>> BEGIN

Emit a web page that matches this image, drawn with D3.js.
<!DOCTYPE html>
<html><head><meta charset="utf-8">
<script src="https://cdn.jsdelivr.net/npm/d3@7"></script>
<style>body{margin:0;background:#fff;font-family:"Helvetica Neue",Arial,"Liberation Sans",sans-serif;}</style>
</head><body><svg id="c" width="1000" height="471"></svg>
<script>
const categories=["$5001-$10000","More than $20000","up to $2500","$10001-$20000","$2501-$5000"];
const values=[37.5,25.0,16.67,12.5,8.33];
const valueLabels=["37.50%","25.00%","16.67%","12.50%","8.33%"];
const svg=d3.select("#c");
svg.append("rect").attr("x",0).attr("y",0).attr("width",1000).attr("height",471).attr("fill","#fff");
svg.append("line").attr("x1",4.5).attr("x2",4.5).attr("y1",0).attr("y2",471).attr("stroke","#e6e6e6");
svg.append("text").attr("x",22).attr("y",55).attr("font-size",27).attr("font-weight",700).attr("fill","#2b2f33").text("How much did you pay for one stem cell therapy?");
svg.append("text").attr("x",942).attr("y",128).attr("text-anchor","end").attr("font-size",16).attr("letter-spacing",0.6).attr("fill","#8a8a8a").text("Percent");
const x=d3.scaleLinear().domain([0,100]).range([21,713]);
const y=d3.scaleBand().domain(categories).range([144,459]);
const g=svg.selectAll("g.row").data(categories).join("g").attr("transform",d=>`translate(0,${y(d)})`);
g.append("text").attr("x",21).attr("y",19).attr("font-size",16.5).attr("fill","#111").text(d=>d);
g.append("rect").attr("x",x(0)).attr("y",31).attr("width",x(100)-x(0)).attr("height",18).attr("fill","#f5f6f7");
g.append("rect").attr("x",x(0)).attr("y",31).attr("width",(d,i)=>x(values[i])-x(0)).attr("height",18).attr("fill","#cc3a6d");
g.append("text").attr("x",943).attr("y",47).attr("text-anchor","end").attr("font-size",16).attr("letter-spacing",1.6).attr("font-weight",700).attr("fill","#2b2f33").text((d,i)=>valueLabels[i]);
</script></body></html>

>> END

WHAT NEEDS TO BE DONE →
Please restate the whole listing word for word.

TASK RESULT →
Emit a web page that matches this image, drawn with D3.js.
<!DOCTYPE html>
<html><head><meta charset="utf-8">
<script src="https://cdn.jsdelivr.net/npm/d3@7"></script>
<style>body{margin:0;background:#fff;font-family:"Helvetica Neue",Arial,"Liberation Sans",sans-serif;}</style>
</head><body><svg id="c" width="1000" height="471"></svg>
<script>
const categories=["$5001-$10000","More than $20000","up to $2500","$10001-$20000","$2501-$5000"];
const values=[37.5,25.0,16.67,12.5,8.33];
const valueLabels=["37.50%","25.00%","16.67%","12.50%","8.33%"];
const svg=d3.select("#c");
svg.append("rect").attr("x",0).attr("y",0).attr("width",1000).attr("height",471).attr("fill","#fff");
svg.append("line").attr("x1",4.5).attr("x2",4.5).attr("y1",0).attr("y2",471).attr("stroke","#e6e6e6");
svg.append("text").attr("x",22).attr("y",55).attr("font-size",27).attr("font-weight",700).attr("fill","#2b2f33").text("How much did you pay for one stem cell therapy?");
svg.append("text").attr("x",942).attr("y",128).attr("text-anchor","end").attr("font-size",16).attr("letter-spacing",0.6).attr("fill","#8a8a8a").text("Percent");
const x=d3.scaleLinear().domain([0,100]).range([21,713]);
const y=d3.scaleBand().domain(categories).range([144,459]);
const g=svg.selectAll("g.row").data(categories).join("g").attr("transform",d=>`translate(0,${y(d)})`);
g.append("text").attr("x",21).attr("y",19).attr("font-size",16.5).attr("fill","#111").text(d=>d);
g.append("rect").attr("x",x(0)).attr("y",31).attr("width",x(100)-x(0)).attr("height",18).attr("fill","#f5f6f7");
g.append("rect").attr("x",x(0)).attr("y",31).attr("width",(d,i)=>x(values[i])-x(0)).attr("height",18).attr("fill","#cc3a6d");
g.append("text").attr("x",943).attr("y",47).attr("text-anchor","end").attr("font-size",16).attr("letter-spacing",1.6).attr("font-weight",700).attr("fill","#2b2f33").text((d,i)=>valueLabels[i]);
</script></body></html>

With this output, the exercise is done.